Whether they are in or out of my signal chain will be handled entirely by my voodoo labs hex switcher. This being the case, any kind of 3PDT switch really becomes superflous and takes up unnecessary room in the enclosure. 

So I would LOVE to know (being a newb to all this) if there is a way to jumper those four little lugs at the front of my pedalpcb circuitboards so that these little guys are just ALWAYS ON!

Can someone maybe draw a little diagram of that?


----------



## Gordo (Feb 3, 2021)

Easy enough without a diagram.  The 4 pads represent (left to right) IN | GND | LED | OUT.  Simply run a wire from IN to your input jack, OUT to your output jack, and GND to the sleeves of both jacks.


----------



## Caldo71 (Feb 3, 2021)

Gordo said:


> Easy enough without a diagram.  The 4 pads represent (left to right) IN | GND | LED | OUT.  Simply run a wire from IN to your input jack, OUT to your output jack, and GND to the sleeves of both jacks.


THAT'S TOO EASY!

So if I do that, and still wire the LED into the proscribed holes at the rear of the PCB, the LED will still light up properly, right?
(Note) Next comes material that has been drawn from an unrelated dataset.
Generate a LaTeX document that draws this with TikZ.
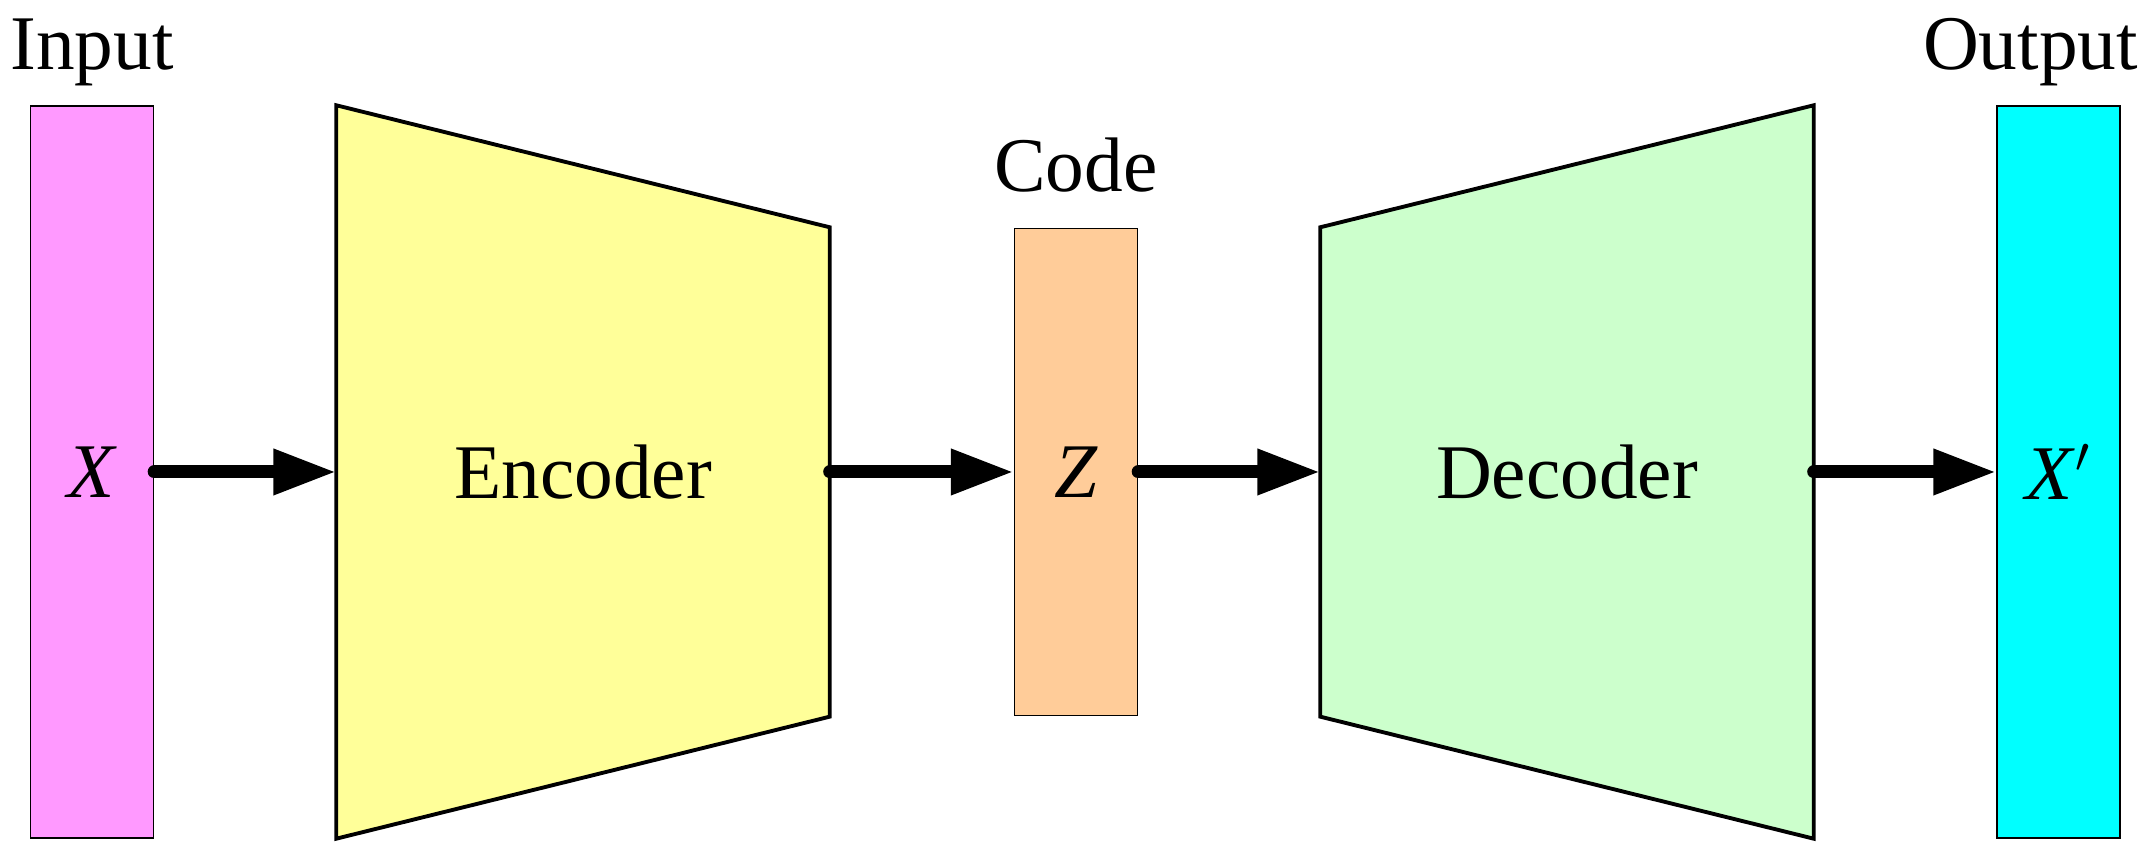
\documentclass[tikz,border=0pt]{standalone}
\usepackage{fontspec}
\setmainfont{Liberation Serif}
\usetikzlibrary{arrows.meta,positioning,calc}

\definecolor{inpink}{HTML}{FF99FF}
\definecolor{encyellow}{HTML}{FFFF99}
\definecolor{codeorange}{HTML}{FFCC99}
\definecolor{decgreen}{HTML}{CCFFCC}
\definecolor{outcyan}{HTML}{00FFFF}

\tikzset{
  bar/.style={draw,line width=0.4pt,minimum width=1.23cm,minimum height=7.32cm,inner sep=0pt},
  coder/.style={minimum width=4.92cm,minimum height=7.32cm,inner sep=0pt},
  trap/.style={draw,line width=1.1pt,line join=miter},
  flow/.style={line width=3.7pt,line cap=round,-{Triangle[length=6.3mm,width=4.3mm]}},
  lbl/.style={font=\fontsize{22}{26}\selectfont},
}

\begin{document}
\begin{tikzpicture}[lbl]
\useasboundingbox (0,0) rectangle (21.49,8.61);

\node[bar,fill=inpink] (inp) at (0.92,3.89) {\textit{X}};
\node[coder] (enc) at (5.83,3.89) {};
\node[bar,fill=codeorange,minimum height=4.87cm] (code) at (10.76,3.89) {\textit{Z}};
\node[coder] (dec) at (15.67,3.89) {};
\node[bar,fill=outcyan] (out) at (20.585,3.89) {\textit{X}$^{\prime}$};

\filldraw[trap,fill=encyellow] (enc.north west) -- (enc.south west) -- ($(enc.south east)+(0,1.22)$) -- ($(enc.north east)-(0,1.22)$) -- cycle;
\filldraw[trap,fill=decgreen] ($(dec.north west)-(0,1.22)$) -- ($(dec.south west)+(0,1.22)$) -- (dec.south east) -- (dec.north east) -- cycle;
\node (enctxt) at (enc) {Encoder};
\node (dectxt) at (dec) {Decoder};

\node[above=3.6mm of inp,anchor=base] (inlbl) {Input};
\node[above=3.6mm of code,anchor=base] (codelbl) {Code};
\node[above=3.6mm of out,anchor=base,xshift=-2.8mm] (outlbl) {Output};

\draw[flow] (inp.east) -- (enc.west);
\draw[flow] (enc.east) -- (code.west);
\draw[flow] (code.east) -- (dec.west);
\draw[flow] (dec.east) -- (out.west);
\end{tikzpicture}
\end{document}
Only it will ALWAYS be lit up...


----------



## spi (Feb 3, 2021)

Caldo71 said:


> So if I do that, and still wire the LED into the proscribed holes at the rear of the PCB, the LED will still light up properly, right? Only it will ALWAYS be lit up...


I think you need to ground the LED pad for the led to light.


----------



## Gordo (Feb 3, 2021)

+1, yupp just ground the LED pad.


----------



## Caldo71 (Feb 5, 2021)

yep that worked.


----------